Initié par le Cern, Organisation européenne pour la recherche nucléaire, SCOAP3 est la plus vaste entreprise collaborative en matière de libre accès à l’échelle planétaire1.
Il s’agit d’un consortium formé d’agences de financement, d’organismes de recherche, de bibliothèques et de consortia de bibliothèques, créé en novembre 20062. Le principe repose sur la conversion du modèle classique de l’abonnement à un modèle de type libre accès, en évitant le modèle auteur-payeur, pour les principales revues du domaine de la physique des particules (aussi appelée physique des hautes énergies – PHE).
Dans un premier temps, un appel d’offres de 15 millions d’euros pour 3 ans (coût annuel de 5 millions d’euros) a été lancé vers les revues PHE souhaitant participer à ce projet.

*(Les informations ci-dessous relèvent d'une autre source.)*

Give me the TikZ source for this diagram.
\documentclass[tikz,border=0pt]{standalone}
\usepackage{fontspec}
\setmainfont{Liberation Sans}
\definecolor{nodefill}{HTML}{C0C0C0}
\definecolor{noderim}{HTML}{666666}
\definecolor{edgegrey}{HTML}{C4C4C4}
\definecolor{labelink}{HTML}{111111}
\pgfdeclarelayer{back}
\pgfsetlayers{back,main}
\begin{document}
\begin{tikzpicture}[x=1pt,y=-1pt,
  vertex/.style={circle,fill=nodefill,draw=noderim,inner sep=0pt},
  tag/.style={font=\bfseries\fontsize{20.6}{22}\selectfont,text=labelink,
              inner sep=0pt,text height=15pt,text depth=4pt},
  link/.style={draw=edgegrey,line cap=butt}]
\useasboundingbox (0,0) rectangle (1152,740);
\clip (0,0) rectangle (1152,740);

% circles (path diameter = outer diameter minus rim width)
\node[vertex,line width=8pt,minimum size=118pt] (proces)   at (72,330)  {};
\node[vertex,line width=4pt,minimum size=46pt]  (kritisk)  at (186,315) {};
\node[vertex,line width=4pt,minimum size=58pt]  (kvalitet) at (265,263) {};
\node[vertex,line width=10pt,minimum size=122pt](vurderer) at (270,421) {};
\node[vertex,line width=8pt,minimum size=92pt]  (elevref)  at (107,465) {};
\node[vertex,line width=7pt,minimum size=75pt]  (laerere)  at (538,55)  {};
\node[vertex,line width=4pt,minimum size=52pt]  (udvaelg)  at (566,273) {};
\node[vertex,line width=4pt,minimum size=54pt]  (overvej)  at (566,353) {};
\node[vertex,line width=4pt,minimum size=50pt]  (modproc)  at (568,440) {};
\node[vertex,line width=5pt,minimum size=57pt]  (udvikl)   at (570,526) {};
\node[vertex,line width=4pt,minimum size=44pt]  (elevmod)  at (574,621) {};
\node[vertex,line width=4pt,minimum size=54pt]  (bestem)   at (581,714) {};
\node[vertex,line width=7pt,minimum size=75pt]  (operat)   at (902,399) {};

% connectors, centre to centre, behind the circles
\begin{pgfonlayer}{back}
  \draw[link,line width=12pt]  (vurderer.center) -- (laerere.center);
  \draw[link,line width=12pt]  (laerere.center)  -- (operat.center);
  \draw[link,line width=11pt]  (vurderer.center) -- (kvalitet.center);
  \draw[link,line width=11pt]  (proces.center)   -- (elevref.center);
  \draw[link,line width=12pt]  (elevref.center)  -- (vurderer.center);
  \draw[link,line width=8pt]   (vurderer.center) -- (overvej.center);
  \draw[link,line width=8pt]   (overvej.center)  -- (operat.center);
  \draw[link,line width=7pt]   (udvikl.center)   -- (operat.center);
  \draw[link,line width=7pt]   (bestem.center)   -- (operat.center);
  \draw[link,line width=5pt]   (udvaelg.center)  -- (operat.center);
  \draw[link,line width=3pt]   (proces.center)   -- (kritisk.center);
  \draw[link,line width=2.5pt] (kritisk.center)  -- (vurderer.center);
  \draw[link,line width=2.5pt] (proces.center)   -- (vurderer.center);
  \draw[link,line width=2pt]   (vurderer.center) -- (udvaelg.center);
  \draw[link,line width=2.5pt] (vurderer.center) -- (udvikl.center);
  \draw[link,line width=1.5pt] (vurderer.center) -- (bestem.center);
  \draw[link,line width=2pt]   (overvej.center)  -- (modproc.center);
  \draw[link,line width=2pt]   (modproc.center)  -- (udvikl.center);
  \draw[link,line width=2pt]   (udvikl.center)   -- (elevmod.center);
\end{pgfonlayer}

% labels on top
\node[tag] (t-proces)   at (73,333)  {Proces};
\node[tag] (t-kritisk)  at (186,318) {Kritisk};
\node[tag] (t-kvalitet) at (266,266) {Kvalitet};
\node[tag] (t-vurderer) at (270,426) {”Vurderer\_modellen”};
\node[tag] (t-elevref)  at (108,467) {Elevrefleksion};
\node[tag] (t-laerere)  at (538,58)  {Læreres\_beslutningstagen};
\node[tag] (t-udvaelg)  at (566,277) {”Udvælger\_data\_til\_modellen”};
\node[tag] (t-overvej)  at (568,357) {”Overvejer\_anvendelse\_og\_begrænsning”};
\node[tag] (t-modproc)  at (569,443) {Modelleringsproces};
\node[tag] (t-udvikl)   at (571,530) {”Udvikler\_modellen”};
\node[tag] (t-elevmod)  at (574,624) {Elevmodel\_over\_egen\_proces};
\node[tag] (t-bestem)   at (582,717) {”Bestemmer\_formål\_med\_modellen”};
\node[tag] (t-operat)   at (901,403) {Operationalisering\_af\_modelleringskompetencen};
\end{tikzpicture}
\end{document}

Il a permis de sélectionner des revues en tenant compte de leur qualité et des prix et services proposés par les éditeurs. SCOAP3 est opérationnel depuis janvier 2014. Le contrat initial avec les éditeurs a été signé pour une période de 3 ans, arrivant à terme fin 2016.

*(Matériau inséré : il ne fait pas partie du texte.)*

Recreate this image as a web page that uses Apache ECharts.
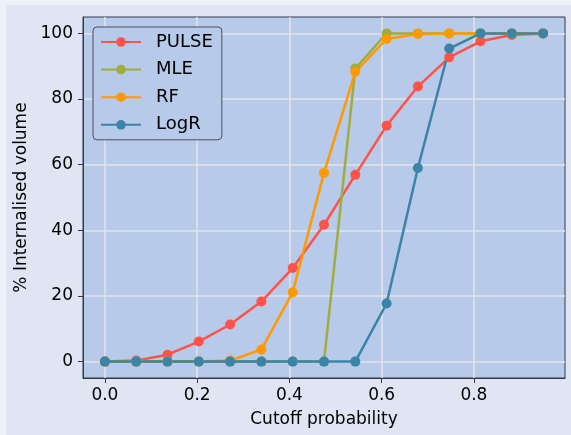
<!DOCTYPE html>
<html>
<head>
<meta charset="utf-8">
<script src="https://cdn.jsdelivr.net/npm/echarts@6/dist/echarts.min.js"></script>
<style>
html,body{margin:0;padding:0;background:#eef1f8;}
#wrap{position:absolute;left:6px;top:5px;width:565px;height:430px;background:#dfe5f3;}
#chart{position:absolute;left:-6px;top:-5px;width:571px;height:435px;}
</style>
</head>
<body>
<div id="wrap"><div id="chart"></div></div>
<script>
const cutoffs = [0, 0.06786, 0.13571, 0.20357, 0.27143, 0.33929, 0.40714, 0.475, 0.54286, 0.61071, 0.67857, 0.74643, 0.81429, 0.88214, 0.95];
const pulse = [0, 0.3, 2.1, 6.1, 11.3, 18.3, 28.5, 41.7, 56.9, 71.9, 83.8, 92.7, 97.6, 99.5, 100];
const mle   = [0, 0, 0, 0, 0, 0, 0, 0, 89.3, 100, 100, 100, 100, 100, 100];
const rf    = [0, 0, 0, 0, 0.3, 3.7, 21.1, 57.5, 88.3, 98.3, 99.8, 100, 100, 100, 100];
const logr  = [0, 0, 0, 0, 0, 0, 0, 0, 0, 17.7, 59.0, 95.4, 100, 100, 100];
const xTicks = [0, 0.2, 0.4, 0.6, 0.8];
const yTicks = [0, 20, 40, 60, 80, 100];

const names = ['PULSE', 'MLE', 'RF', 'LogR'];
const colors = ['#ff5349', '#a0ab40', '#ff9900', '#3a84a8'];
const values = [pulse, mle, rf, logr];

const chart = echarts.init(document.getElementById('chart'), null, {renderer: 'canvas'});
const font = 'DejaVu Sans';
const axisCommon = {
  axisLine: {show: true, onZero: false, lineStyle: {color: '#333844', width: 1}},
  axisTick: {show: true, length: 5, lineStyle: {color: '#333844', width: 1}},
  splitLine: {show: true, lineStyle: {color: '#e2e4ea', width: 1.5}},
  nameTextStyle: {fontFamily: font, fontSize: 17, color: '#000'}
};
chart.setOption({
  animation: false,
  backgroundColor: 'transparent',
  grid: {left: 83, top: 17, right: 6, bottom: 57, show: true, backgroundColor: '#b7cae9', borderColor: '#333844', borderWidth: 1},
  xAxis: Object.assign({}, axisCommon, {
    type: 'value', min: -0.0475, max: 0.9975,
    name: 'Cutoff probability', nameLocation: 'middle', nameGap: 33,
    axisTick: Object.assign({}, axisCommon.axisTick, {customValues: xTicks}),
    axisLabel: {customValues: xTicks, margin: 9, fontFamily: font, fontSize: 17, color: '#000', formatter: v => v.toFixed(1)}
  }),
  yAxis: Object.assign({}, axisCommon, {
    type: 'value', min: -5, max: 105,
    name: '% Internalised volume', nameLocation: 'middle', nameGap: 52,
    axisTick: Object.assign({}, axisCommon.axisTick, {customValues: yTicks}),
    axisLabel: {customValues: yTicks, margin: 10, fontFamily: font, fontSize: 17, color: '#000'}
  }),
  legend: {
    orient: 'vertical', left: 93, top: 27,
    padding: [6, 9, 6, 7], itemGap: 9.6,
    itemWidth: 40, itemHeight: 12,
    backgroundColor: '#b7cae9', borderColor: '#4a4f5a', borderWidth: 1, borderRadius: 4,
    textStyle: {fontFamily: font, fontSize: 18, color: '#000', padding: [0, 0, 0, 10], lineHeight: 18},
    data: names
  },
  series: names.map((n, i) => ({
    name: n, type: 'line',
    data: cutoffs.map((x, j) => [x, values[i][j]]),
    symbol: 'circle', symbolSize: 10, showAllSymbol: true,
    lineStyle: {width: 2.5, color: colors[i]},
    itemStyle: {color: colors[i]},
    emphasis: {disabled: true}
  }))
});
</script>
</body>
</html>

Une collaboration internationale a ainsi été mise en place, dans laquelle le Cern est l’entité légale opérant au nom de SCOAP3. Onze éditeurs ont été sélectionnés pour dix titres de revues3. La quote-part de chaque pays, basée sur le nombre d’articles publiés ou co-publiés par leurs chercheurs, est fixée pour 3 ans. Aujourd’hui, 44 pays sont partenaires, avec plus de 3 000 bibliothèques et institutions impliquées et trois organisations inter-gouvernementales (Cern, International Atomic Energy Agency - IAEA et Joint Institute of Nuclear Research - JINR). Les États-Unis sont les plus gros contributeurs (24,9 %), suivis par l’Allemagne (9,1 %), le Japon (7,2 %) et l’Italie (6,9 %) ; la France arrive en septième position (3,8 %) pour la période de 2014 à 2016. En 2014-2015, 8 700 articles ont été publiés par plus de 18 000 auteurs appartenant à 90 pays4.

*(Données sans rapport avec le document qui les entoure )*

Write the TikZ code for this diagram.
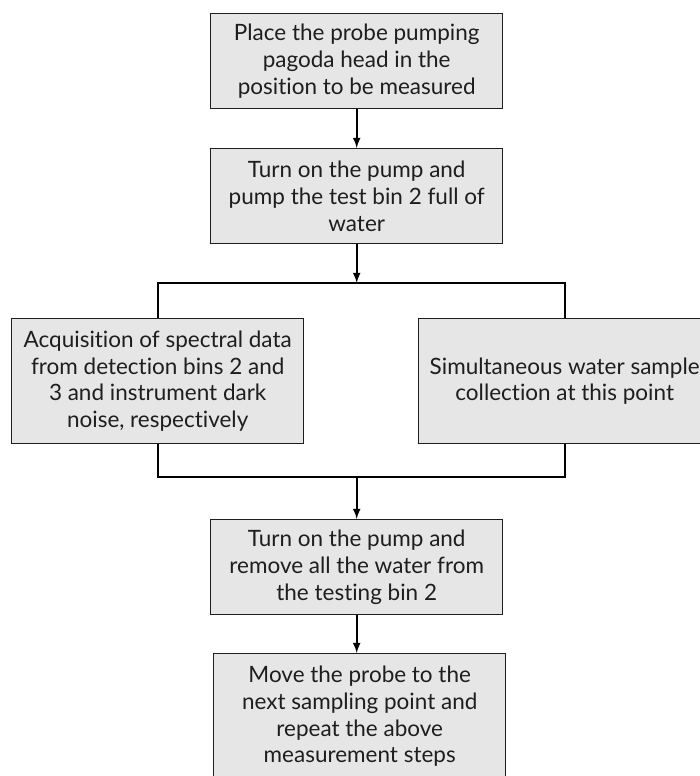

Ce système est bénéficiaire pour le lecteur et l’auteur qui ne paient pas de frais. Par ailleurs, le chercheur reste libre de choisir la revue dans laquelle il désire publier et garde ses droits d’auteur. Une licence CC-BY est attachée à chaque article autorisant une large utilisation et diffusion.
L’ensemble des articles est déposé dans une archive ouverte dédiée5. Différents formats sont disponibles (PDF, PDF/A et XML).
Les frais de publication par article6 sont en moyenne, en 2014-2015, de 1104 euros7, avec un maximum de 2000 dollars (1820 euros) et un minimum de 500 euros. Cette moyenne est nettement en dessous du niveau des frais habituels payés aux grands éditeurs dans le cadre de l’Open Access Gold, que ce soit le niveau global ou celui de la physique en général.8
Une question souvent posée est celle de l’extension potentielle du modèle SCOAP3 à d’autres disciplines. SCOAP3 concerne un domaine particulier, la physique des hautes énergies : il y a peu d’éditeurs, et auteurs et lecteurs sont les mêmes personnes, ce qui n’est pas le cas en médecine par exemple. Cependant, le modèle peut sans doute être adapté pour des domaines proches comme l’astrophysique ou la physique nucléaire, car c’est davantage le nombre d’éditeurs qui est un facteur limitant que le nombre de revues.
SCOAP3 est en tout cas souvent cité comme modèle précurseur pour une transition vers le libre accès, y compris à grande échelle9, basé sur une conversion du modèle économique reposant aujourd’hui essentiellement sur les abonnements aux revues.